→ YOUR OBJECTIVE
Retype only what runs from the first line of the listing to the line holding "-6, -7.3, null];", both included. Do not retype the pictures.

→ AVAILABLE RECORDS
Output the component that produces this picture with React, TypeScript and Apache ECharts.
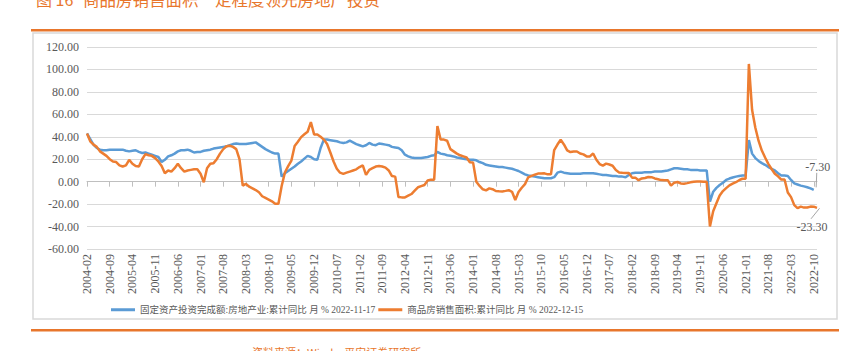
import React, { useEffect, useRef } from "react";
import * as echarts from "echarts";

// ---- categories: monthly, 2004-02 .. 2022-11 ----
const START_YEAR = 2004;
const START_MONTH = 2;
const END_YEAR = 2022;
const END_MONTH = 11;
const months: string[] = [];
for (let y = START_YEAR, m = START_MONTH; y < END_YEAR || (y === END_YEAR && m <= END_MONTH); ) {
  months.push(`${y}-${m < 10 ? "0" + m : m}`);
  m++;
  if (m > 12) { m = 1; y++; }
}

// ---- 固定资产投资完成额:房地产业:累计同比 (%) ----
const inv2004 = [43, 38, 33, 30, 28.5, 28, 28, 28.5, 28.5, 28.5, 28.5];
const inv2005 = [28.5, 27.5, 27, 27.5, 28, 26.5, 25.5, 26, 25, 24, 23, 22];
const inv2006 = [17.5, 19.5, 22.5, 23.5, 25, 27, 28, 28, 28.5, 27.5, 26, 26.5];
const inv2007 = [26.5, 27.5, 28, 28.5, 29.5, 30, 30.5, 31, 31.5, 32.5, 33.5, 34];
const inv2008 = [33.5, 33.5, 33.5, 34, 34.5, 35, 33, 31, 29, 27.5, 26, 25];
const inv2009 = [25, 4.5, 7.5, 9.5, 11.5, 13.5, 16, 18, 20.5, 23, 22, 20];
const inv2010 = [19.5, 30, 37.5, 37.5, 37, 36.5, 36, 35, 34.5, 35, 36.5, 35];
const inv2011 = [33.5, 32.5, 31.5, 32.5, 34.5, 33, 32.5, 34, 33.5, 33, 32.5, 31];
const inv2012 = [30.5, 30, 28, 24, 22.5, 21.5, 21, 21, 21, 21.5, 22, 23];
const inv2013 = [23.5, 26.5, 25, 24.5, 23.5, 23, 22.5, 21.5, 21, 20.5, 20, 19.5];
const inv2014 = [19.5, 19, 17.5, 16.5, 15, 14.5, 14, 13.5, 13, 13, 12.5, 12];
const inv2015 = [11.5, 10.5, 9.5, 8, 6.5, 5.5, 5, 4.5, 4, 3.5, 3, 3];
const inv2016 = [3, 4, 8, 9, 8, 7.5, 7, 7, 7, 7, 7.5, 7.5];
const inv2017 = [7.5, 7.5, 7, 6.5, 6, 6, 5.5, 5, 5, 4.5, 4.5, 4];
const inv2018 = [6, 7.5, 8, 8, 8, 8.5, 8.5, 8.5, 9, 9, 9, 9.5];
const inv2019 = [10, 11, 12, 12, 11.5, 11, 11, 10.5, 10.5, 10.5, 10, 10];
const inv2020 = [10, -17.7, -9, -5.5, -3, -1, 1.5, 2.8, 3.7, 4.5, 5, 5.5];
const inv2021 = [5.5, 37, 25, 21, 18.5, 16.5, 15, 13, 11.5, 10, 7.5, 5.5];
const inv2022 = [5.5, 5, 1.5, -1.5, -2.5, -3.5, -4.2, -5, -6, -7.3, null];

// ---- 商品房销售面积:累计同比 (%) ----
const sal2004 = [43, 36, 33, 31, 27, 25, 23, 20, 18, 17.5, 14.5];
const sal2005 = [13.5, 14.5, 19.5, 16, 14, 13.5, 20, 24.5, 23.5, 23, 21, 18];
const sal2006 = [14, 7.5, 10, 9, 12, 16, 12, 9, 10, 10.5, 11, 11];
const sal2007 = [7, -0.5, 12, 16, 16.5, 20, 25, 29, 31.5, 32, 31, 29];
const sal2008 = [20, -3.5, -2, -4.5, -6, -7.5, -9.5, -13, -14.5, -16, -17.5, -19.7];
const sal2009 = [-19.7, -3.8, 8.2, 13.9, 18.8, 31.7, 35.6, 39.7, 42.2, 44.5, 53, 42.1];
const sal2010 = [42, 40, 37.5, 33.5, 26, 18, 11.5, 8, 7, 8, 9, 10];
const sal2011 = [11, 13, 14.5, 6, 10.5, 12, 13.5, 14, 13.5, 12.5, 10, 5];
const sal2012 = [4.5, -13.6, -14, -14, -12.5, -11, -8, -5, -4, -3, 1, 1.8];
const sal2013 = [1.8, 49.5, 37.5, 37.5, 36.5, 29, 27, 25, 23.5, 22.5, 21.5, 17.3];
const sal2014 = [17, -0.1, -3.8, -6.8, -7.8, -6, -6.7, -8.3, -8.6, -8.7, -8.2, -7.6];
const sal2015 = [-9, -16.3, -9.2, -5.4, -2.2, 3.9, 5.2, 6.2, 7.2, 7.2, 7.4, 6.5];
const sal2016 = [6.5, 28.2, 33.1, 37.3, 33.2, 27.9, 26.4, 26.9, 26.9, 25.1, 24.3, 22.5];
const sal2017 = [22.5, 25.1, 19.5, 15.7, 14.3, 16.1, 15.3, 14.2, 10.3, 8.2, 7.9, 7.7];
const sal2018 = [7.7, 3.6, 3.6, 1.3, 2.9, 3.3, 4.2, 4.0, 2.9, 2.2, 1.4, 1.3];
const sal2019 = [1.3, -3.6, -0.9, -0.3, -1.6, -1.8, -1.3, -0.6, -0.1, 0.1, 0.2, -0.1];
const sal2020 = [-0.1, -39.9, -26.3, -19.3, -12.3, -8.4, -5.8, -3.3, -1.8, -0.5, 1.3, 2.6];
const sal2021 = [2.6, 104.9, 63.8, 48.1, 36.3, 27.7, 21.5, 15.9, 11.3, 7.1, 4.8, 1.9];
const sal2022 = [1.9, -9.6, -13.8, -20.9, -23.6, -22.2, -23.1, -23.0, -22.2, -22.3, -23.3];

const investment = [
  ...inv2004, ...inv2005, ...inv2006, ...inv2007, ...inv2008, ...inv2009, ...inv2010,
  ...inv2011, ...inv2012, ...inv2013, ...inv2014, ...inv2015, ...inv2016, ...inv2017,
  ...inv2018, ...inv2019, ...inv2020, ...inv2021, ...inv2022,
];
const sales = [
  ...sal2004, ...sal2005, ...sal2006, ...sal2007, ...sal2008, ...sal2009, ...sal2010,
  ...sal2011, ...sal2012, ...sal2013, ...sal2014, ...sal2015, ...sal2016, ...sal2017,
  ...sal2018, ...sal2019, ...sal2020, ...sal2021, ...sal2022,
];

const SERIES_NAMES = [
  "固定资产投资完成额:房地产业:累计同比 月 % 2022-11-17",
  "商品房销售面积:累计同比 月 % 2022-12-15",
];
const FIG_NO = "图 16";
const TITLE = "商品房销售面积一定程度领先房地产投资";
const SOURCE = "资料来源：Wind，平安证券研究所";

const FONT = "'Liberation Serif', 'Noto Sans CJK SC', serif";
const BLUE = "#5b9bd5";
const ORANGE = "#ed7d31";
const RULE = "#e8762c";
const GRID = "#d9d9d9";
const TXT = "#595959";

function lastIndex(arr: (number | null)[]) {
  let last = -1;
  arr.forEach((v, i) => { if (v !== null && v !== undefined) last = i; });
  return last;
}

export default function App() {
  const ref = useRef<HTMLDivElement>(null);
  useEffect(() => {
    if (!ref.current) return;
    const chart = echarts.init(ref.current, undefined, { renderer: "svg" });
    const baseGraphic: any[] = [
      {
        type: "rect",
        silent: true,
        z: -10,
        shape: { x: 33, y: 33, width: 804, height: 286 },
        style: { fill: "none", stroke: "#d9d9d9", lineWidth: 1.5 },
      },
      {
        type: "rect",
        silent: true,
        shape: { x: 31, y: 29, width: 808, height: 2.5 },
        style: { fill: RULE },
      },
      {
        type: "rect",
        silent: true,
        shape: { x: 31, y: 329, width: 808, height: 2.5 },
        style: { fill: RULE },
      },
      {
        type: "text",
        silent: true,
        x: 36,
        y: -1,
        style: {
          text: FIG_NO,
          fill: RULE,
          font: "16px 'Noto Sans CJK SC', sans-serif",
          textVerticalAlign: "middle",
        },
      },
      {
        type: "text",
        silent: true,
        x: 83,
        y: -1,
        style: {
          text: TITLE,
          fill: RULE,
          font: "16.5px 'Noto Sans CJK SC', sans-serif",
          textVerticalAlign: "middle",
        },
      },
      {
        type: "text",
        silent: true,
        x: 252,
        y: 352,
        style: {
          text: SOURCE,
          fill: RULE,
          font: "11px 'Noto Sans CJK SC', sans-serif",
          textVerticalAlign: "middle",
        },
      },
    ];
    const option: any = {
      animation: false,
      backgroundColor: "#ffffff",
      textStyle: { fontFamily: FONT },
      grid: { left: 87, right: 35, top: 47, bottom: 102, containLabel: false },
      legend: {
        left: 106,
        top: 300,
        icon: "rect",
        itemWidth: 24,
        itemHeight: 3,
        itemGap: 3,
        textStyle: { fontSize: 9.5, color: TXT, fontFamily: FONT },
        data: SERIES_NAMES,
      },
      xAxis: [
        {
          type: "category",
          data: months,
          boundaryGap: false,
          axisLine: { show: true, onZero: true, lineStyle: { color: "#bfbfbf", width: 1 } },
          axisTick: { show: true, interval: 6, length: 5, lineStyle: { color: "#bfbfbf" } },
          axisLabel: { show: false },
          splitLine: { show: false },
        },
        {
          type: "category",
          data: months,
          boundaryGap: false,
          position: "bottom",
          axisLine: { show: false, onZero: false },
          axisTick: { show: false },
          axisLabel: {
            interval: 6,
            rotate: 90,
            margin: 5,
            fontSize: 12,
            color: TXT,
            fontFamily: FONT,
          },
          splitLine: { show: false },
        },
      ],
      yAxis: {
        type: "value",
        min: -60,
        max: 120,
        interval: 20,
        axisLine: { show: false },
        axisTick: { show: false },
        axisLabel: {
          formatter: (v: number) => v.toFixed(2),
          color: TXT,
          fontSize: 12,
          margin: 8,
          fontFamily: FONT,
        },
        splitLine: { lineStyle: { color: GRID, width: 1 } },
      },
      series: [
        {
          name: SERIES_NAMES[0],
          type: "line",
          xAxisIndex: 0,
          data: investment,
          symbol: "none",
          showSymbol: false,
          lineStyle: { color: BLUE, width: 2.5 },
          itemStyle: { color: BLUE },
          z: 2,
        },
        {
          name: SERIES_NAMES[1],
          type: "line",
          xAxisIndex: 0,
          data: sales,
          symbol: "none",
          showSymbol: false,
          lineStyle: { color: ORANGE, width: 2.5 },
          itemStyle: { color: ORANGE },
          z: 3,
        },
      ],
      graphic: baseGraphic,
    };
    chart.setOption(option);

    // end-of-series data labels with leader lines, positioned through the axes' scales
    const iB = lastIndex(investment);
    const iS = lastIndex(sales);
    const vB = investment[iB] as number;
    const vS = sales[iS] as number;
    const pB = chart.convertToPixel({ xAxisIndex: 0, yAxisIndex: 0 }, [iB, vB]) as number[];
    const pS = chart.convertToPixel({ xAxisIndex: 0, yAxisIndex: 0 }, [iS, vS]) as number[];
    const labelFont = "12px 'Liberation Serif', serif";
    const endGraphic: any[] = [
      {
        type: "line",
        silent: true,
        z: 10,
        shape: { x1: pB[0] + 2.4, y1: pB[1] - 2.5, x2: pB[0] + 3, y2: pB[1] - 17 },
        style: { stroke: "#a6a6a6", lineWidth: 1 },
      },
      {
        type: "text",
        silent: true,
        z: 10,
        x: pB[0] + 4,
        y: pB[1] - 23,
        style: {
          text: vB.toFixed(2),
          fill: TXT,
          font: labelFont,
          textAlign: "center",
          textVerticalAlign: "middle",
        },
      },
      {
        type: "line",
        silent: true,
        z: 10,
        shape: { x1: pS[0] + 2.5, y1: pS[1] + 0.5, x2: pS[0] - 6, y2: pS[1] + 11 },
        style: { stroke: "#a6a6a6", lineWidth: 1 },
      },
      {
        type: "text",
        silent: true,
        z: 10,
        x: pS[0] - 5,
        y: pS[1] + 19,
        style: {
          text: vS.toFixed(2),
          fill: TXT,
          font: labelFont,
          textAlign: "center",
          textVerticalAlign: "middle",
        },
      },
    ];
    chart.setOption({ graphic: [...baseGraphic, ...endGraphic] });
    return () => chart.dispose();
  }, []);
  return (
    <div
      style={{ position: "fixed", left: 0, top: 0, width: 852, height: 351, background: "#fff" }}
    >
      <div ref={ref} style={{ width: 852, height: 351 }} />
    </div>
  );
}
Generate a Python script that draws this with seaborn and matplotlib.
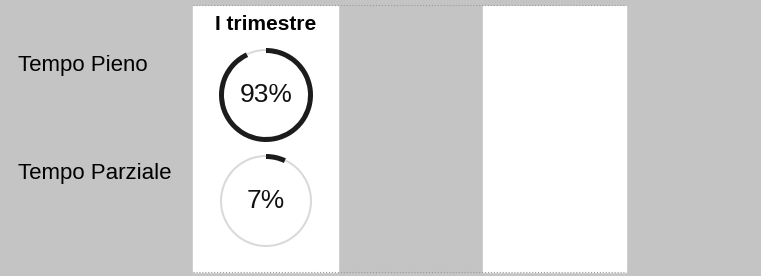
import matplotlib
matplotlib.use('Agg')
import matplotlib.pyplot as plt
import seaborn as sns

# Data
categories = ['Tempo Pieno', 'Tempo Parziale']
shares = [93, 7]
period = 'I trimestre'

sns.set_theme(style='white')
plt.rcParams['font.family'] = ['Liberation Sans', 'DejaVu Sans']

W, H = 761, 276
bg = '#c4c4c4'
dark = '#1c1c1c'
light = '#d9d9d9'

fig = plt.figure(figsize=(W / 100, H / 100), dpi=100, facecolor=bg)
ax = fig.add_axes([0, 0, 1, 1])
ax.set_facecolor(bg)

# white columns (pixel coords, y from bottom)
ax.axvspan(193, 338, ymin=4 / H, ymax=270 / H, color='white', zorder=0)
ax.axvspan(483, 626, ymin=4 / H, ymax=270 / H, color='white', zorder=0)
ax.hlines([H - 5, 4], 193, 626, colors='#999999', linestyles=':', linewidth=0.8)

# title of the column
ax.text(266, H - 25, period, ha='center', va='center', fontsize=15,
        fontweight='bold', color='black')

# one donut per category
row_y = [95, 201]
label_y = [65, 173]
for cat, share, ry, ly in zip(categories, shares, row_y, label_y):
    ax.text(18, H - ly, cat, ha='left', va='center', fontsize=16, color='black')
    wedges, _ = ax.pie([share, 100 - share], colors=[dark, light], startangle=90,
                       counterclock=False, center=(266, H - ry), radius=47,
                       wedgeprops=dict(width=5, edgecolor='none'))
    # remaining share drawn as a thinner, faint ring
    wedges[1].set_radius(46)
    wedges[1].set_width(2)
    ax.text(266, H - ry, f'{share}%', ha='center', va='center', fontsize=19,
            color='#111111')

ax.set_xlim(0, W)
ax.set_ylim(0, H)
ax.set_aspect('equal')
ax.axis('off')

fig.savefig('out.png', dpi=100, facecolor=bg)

→ WRITTEN RESPONSE
Output the component that produces this picture with React, TypeScript and Apache ECharts.
import React, { useEffect, useRef } from "react";
import * as echarts from "echarts";

// ---- categories: monthly, 2004-02 .. 2022-11 ----
const START_YEAR = 2004;
const START_MONTH = 2;
const END_YEAR = 2022;
const END_MONTH = 11;
const months: string[] = [];
for (let y = START_YEAR, m = START_MONTH; y < END_YEAR || (y === END_YEAR && m <= END_MONTH); ) {
  months.push(`${y}-${m < 10 ? "0" + m : m}`);
  m++;
  if (m > 12) { m = 1; y++; }
}

// ---- 固定资产投资完成额:房地产业:累计同比 (%) ----
const inv2004 = [43, 38, 33, 30, 28.5, 28, 28, 28.5, 28.5, 28.5, 28.5];
const inv2005 = [28.5, 27.5, 27, 27.5, 28, 26.5, 25.5, 26, 25, 24, 23, 22];
const inv2006 = [17.5, 19.5, 22.5, 23.5, 25, 27, 28, 28, 28.5, 27.5, 26, 26.5];
const inv2007 = [26.5, 27.5, 28, 28.5, 29.5, 30, 30.5, 31, 31.5, 32.5, 33.5, 34];
const inv2008 = [33.5, 33.5, 33.5, 34, 34.5, 35, 33, 31, 29, 27.5, 26, 25];
const inv2009 = [25, 4.5, 7.5, 9.5, 11.5, 13.5, 16, 18, 20.5, 23, 22, 20];
const inv2010 = [19.5, 30, 37.5, 37.5, 37, 36.5, 36, 35, 34.5, 35, 36.5, 35];
const inv2011 = [33.5, 32.5, 31.5, 32.5, 34.5, 33, 32.5, 34, 33.5, 33, 32.5, 31];
const inv2012 = [30.5, 30, 28, 24, 22.5, 21.5, 21, 21, 21, 21.5, 22, 23];
const inv2013 = [23.5, 26.5, 25, 24.5, 23.5, 23, 22.5, 21.5, 21, 20.5, 20, 19.5];
const inv2014 = [19.5, 19, 17.5, 16.5, 15, 14.5, 14, 13.5, 13, 13, 12.5, 12];
const inv2015 = [11.5, 10.5, 9.5, 8, 6.5, 5.5, 5, 4.5, 4, 3.5, 3, 3];
const inv2016 = [3, 4, 8, 9, 8, 7.5, 7, 7, 7, 7, 7.5, 7.5];
const inv2017 = [7.5, 7.5, 7, 6.5, 6, 6, 5.5, 5, 5, 4.5, 4.5, 4];
const inv2018 = [6, 7.5, 8, 8, 8, 8.5, 8.5, 8.5, 9, 9, 9, 9.5];
const inv2019 = [10, 11, 12, 12, 11.5, 11, 11, 10.5, 10.5, 10.5, 10, 10];
const inv2020 = [10, -17.7, -9, -5.5, -3, -1, 1.5, 2.8, 3.7, 4.5, 5, 5.5];
const inv2021 = [5.5, 37, 25, 21, 18.5, 16.5, 15, 13, 11.5, 10, 7.5, 5.5];
const inv2022 = [5.5, 5, 1.5, -1.5, -2.5, -3.5, -4.2, -5, -6, -7.3, null];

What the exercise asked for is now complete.